One major downside of this method is probably its performance.

    d:todo
    1. This is currently not benchmarked or profiled.

This could be compensated via compiler optimizations or preprocessing using code replacement.

Another downside of the currently implemented approach is that actions that are applied to a set of objects are only marked by a single entry point for each iteration level. This may especially reduce legibility when processing of collections by static methods is not that common.

Also, methods to manipulate single objects are used to manipulate a range of objects. This may come unexpected to the code reader.

At last the implemented approach does not work well for nested iterations because the static function is not an attribute of the collections types. Every nested usage of ForEach causes an additional nesting in the AST of the source code. This would not be the case if ForEach would be an attribute of the collections. In order to further increase the legibility of the code one could add an optional String and/or Class argument in order to identify the objects that are currently iterated. This argument would only be used for debugging and logging purposes. For normal execution this parameter would be ignored. With these improvements the values of a matrix could be incremented this way: matrix.forEach("row").forEach("column").add(1).

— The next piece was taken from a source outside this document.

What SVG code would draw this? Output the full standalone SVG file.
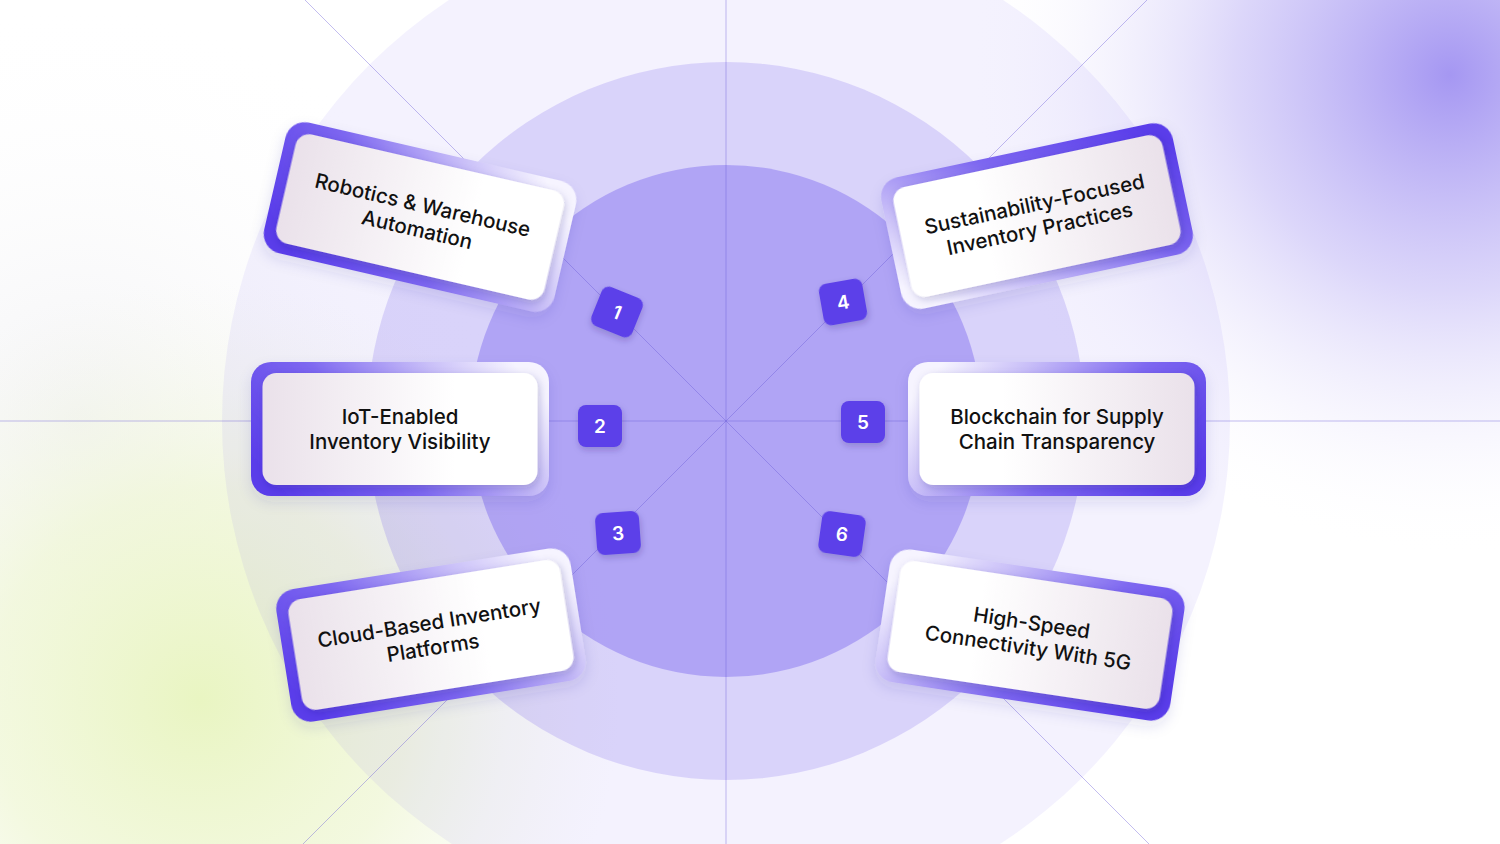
<svg xmlns="http://www.w3.org/2000/svg" width="1500" height="844" viewBox="0 0 1500 844">
<defs>
<style>
.lbl{font-family:Inter,"Noto Sans","Liberation Sans",sans-serif;font-size:20.5px;font-weight:500;fill:#111111;text-anchor:middle}
.num{font-family:Inter,"Noto Sans","Liberation Sans",sans-serif;font-size:19px;font-weight:600;fill:#ffffff;text-anchor:middle}
.badge{fill:#5b3fe9}
.axis{stroke:#6a5ad8;stroke-opacity:0.4;stroke-width:1;fill:none}
.back{filter:url(#shBack)}
.front{filter:url(#shFront)}
</style>
<radialGradient id="glowP" cx="1450" cy="75" r="480" gradientUnits="userSpaceOnUse">
<stop offset="0" stop-color="#a597f2" stop-opacity="1"/>
<stop offset="0.45" stop-color="#b9aef5" stop-opacity="0.5"/>
<stop offset="1" stop-color="#ffffff" stop-opacity="0"/>
</radialGradient>
<radialGradient id="glowG" cx="200" cy="700" r="420" gradientUnits="userSpaceOnUse">
<stop offset="0" stop-color="#e9f5c2" stop-opacity="1"/>
<stop offset="0.5" stop-color="#eef6d2" stop-opacity="0.7"/>
<stop offset="1" stop-color="#f6f8ee" stop-opacity="0"/>
</radialGradient>
<radialGradient id="glowGray" cx="80" cy="420" r="420" gradientUnits="userSpaceOnUse">
<stop offset="0" stop-color="#f3f3f5" stop-opacity="1"/>
<stop offset="1" stop-color="#ffffff" stop-opacity="0"/>
</radialGradient>
<linearGradient id="backL" x1="0" y1="0.7" x2="1" y2="0.3">
<stop offset="0" stop-color="#5a3eea"/>
<stop offset="0.4" stop-color="#7d67f0"/>
<stop offset="0.75" stop-color="#c9bff8"/>
<stop offset="1" stop-color="#f6f4ff"/>
</linearGradient>
<linearGradient id="backR" x1="1" y1="0.7" x2="0" y2="0.3">
<stop offset="0" stop-color="#5a3eea"/>
<stop offset="0.4" stop-color="#7d67f0"/>
<stop offset="0.75" stop-color="#c9bff8"/>
<stop offset="1" stop-color="#f6f4ff"/>
</linearGradient>
<linearGradient id="backRT" x1="1" y1="0.2" x2="0" y2="0.8">
<stop offset="0" stop-color="#5a3eea"/>
<stop offset="0.4" stop-color="#7d67f0"/>
<stop offset="0.75" stop-color="#c9bff8"/>
<stop offset="1" stop-color="#f6f4ff"/>
</linearGradient>
<linearGradient id="frontL" x1="0" y1="0" x2="1" y2="0">
<stop offset="0" stop-color="#eae1ea"/>
<stop offset="0.7" stop-color="#ffffff"/>
</linearGradient>
<linearGradient id="frontR" x1="1" y1="0" x2="0" y2="0">
<stop offset="0" stop-color="#eae1ea"/>
<stop offset="0.7" stop-color="#ffffff"/>
</linearGradient>
<filter id="shBack" x="-20%" y="-30%" width="140%" height="170%">
<feDropShadow dx="0" dy="6" stdDeviation="7" flood-color="#3b2a8f" flood-opacity="0.12"/>
</filter>
<filter id="shFront" x="-20%" y="-30%" width="140%" height="170%">
<feDropShadow dx="2" dy="3" stdDeviation="4" flood-color="#2c1f70" flood-opacity="0.22"/>
</filter>
<filter id="shBadge" x="-40%" y="-40%" width="180%" height="190%">
<feDropShadow dx="1" dy="3" stdDeviation="3" flood-color="#2c1f70" flood-opacity="0.25"/>
</filter>
</defs>

<g id="background">
<rect x="0" y="0" width="1500" height="844" fill="#ffffff"/>
<rect x="0" y="0" width="1500" height="844" fill="url(#glowGray)"/>
<rect x="0" y="0" width="1500" height="844" fill="url(#glowG)"/>
<rect x="0" y="0" width="1500" height="844" fill="url(#glowP)"/>
<circle cx="726" cy="421" r="504" fill="#7c66ee" fill-opacity="0.085"/>
<circle cx="726" cy="421" r="359" fill="#7c66ee" fill-opacity="0.225"/>
<circle cx="726" cy="421" r="256" fill="#7c66ee" fill-opacity="0.43"/>
</g>

<g id="connectors">
<line class="axis" x1="726" y1="0" x2="726" y2="844"/>
<line class="axis" x1="0" y1="421" x2="1500" y2="421"/>
<line class="axis" x1="305" y1="0" x2="1149" y2="844"/>
<line class="axis" x1="1147" y1="0" x2="303" y2="844"/>
</g>

<g id="card1" transform="translate(420,217) rotate(13)">
<rect class="back" x="-149" y="-67" width="298" height="134" rx="20" fill="url(#backL)"/>
<rect class="front" x="-137.5" y="-56" width="275" height="112" rx="14" fill="url(#frontL)"/>
<text class="lbl" y="-5">Robotics &amp; Warehouse</text>
<text class="lbl" y="20">Automation</text>
</g>

<g id="card2" transform="translate(400,429)">
<rect class="back" x="-149" y="-67" width="298" height="134" rx="20" fill="url(#backL)"/>
<rect class="front" x="-137.5" y="-56" width="275" height="112" rx="14" fill="url(#frontL)"/>
<text class="lbl" y="-5">IoT-Enabled</text>
<text class="lbl" y="20">Inventory Visibility</text>
</g>

<g id="card3" transform="translate(431,635) rotate(-9)">
<rect class="back" x="-149" y="-67" width="298" height="134" rx="20" fill="url(#backL)"/>
<rect class="front" x="-137.5" y="-56" width="275" height="112" rx="14" fill="url(#frontL)"/>
<text class="lbl" y="-5">Cloud-Based Inventory</text>
<text class="lbl" y="20">Platforms</text>
</g>

<g id="card4" transform="translate(1037,216) rotate(-12)">
<rect class="back" x="-149" y="-67" width="298" height="134" rx="20" fill="url(#backRT)"/>
<rect class="front" x="-137.5" y="-56" width="275" height="112" rx="14" fill="url(#frontR)"/>
<text class="lbl" y="-5">Sustainability-Focused</text>
<text class="lbl" y="20">Inventory Practices</text>
</g>

<g id="card5" transform="translate(1057,429)">
<rect class="back" x="-149" y="-67" width="298" height="134" rx="20" fill="url(#backR)"/>
<rect class="front" x="-137.5" y="-56" width="275" height="112" rx="14" fill="url(#frontR)"/>
<text class="lbl" y="-5">Blockchain for Supply</text>
<text class="lbl" y="20">Chain Transparency</text>
</g>

<g id="card6" transform="translate(1030,635) rotate(8.5)">
<rect class="back" x="-149" y="-67" width="298" height="134" rx="20" fill="url(#backR)"/>
<rect class="front" x="-137.5" y="-56" width="275" height="112" rx="14" fill="url(#frontR)"/>
<text class="lbl" y="-5">High-Speed</text>
<text class="lbl" y="20">Connectivity With 5G</text>
</g>

<g id="badge1" transform="translate(617,312) rotate(22)">
<rect class="badge" x="-22" y="-21" width="44" height="42" rx="8" filter="url(#shBadge)"/>
<text class="num" y="7">1</text>
</g>
<g id="badge2" transform="translate(600,426)">
<rect class="badge" x="-22" y="-21" width="44" height="42" rx="8" filter="url(#shBadge)"/>
<text class="num" y="7">2</text>
</g>
<g id="badge3" transform="translate(618,533) rotate(-4)">
<rect class="badge" x="-22" y="-21" width="44" height="42" rx="8" filter="url(#shBadge)"/>
<text class="num" y="7">3</text>
</g>
<g id="badge4" transform="translate(843,302) rotate(-10)">
<rect class="badge" x="-22" y="-21" width="44" height="42" rx="8" filter="url(#shBadge)"/>
<text class="num" y="7">4</text>
</g>
<g id="badge5" transform="translate(863,422)">
<rect class="badge" x="-22" y="-21" width="44" height="42" rx="8" filter="url(#shBadge)"/>
<text class="num" y="7">5</text>
</g>
<g id="badge6" transform="translate(842,534) rotate(8)">
<rect class="badge" x="-22" y="-21" width="44" height="42" rx="8" filter="url(#shBadge)"/>
<text class="num" y="7">6</text>
</g>
</svg>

Note that the additional parenthesis could be omitted in alternative languages. An imaginary object oriented language that uses round brackets for String constants and square brackets for lists could allow following syntax: matrix.forEach(row).forEach(column).add[1].

An imaginary language could further remove syntax noise by omitting dots in places where it is clear that an attribute is accessed: matrix.forEach(row)forEach(column)add[1]

This style can create more readable and fluent code under some circumstances. It requires relatively much development resource in order to be implement effectively and efficiently. Additionally, it may have disadvantages if not used carefully and may be unexpected to new but experienced programmers.

In short a tool with high initial costs, that may easily be used in a confusing way and improves the code only a little. It also compensates an imperfect (but not bad) Stream API that could be enhanced in later versions of Java.

This approach may have merit on the whole but seems to solve a currently unimportant problem with an high amount of resources.